A New Way To Cut The Cake
Some people find great pleasure in cake decorating, and the apex of this art is surely the wedding cake. I have found equal pleasure, however, in dismantling and, so to speak, demolishing wedding cakes.
I still remember the day, early in my career as a banquet waitress, I learned how to cut wedding cakes.
A woman brought a wedding cake she'd made to the country club where I worked. Before she would relinquish the cake to us, this woman insisted on showing us how to cut it. She was sick and tired of seeing her cakes mutilated by bad cutting. The most popular method at that time - cutting the cake into concentric circles and then subdividing the circles into slices - was ridiculous, she claimed, for several reasons: It involved a constant turning of the cake, each slice was cut on an angle, and it did not, as promised, eke the most slices from the cake.
Our self-appointed teacher had a different cutting method, guaranteed to produce the most and most uniform slices from a round cake. Instead of cutting up a series of concentric circles, she divided the cake into a series of horizontal bands, working from the front of the cake to the back, and then cut them into slices.
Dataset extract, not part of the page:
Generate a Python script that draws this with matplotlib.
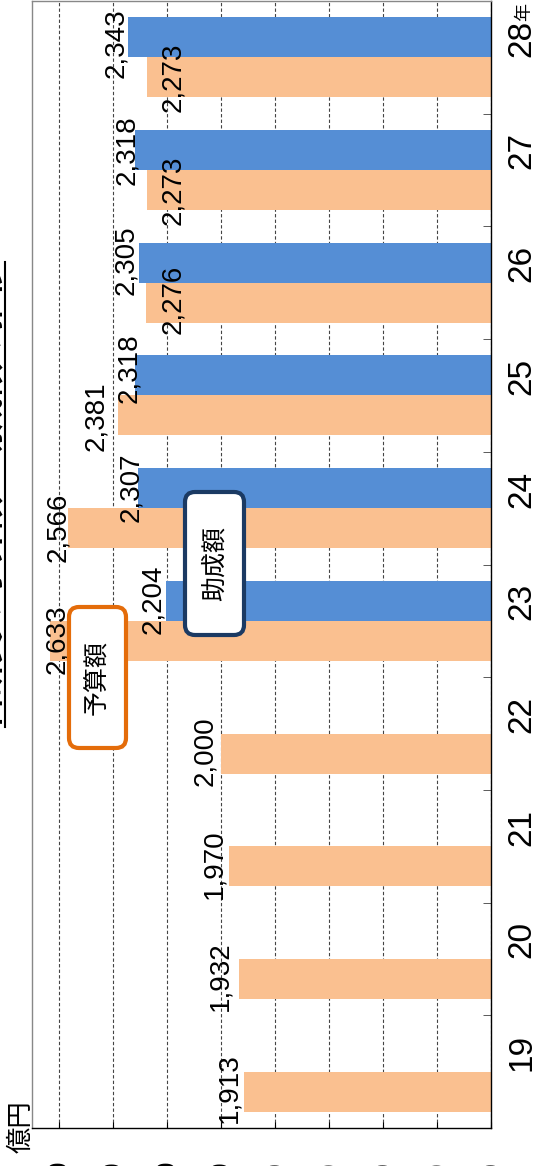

She worked with a spatula in her left hand, a knife in her right. In easy reach was a container of hot water wrapped in a napkin. Periodically, she'd dip the knife and spatula in the water and scrape off excess frosting on the container's lip. She said if a helper was right in there, holding plates to catch slice after slice, you could serve cake to hundreds of people in a matter of minutes. No turning. No angles. Only beautiful, uniform slices that lay on the plate like elegant little flags.
Later, I was able to employ this technique when I moved to a different country club and the task of cutting cakes was turned over to me.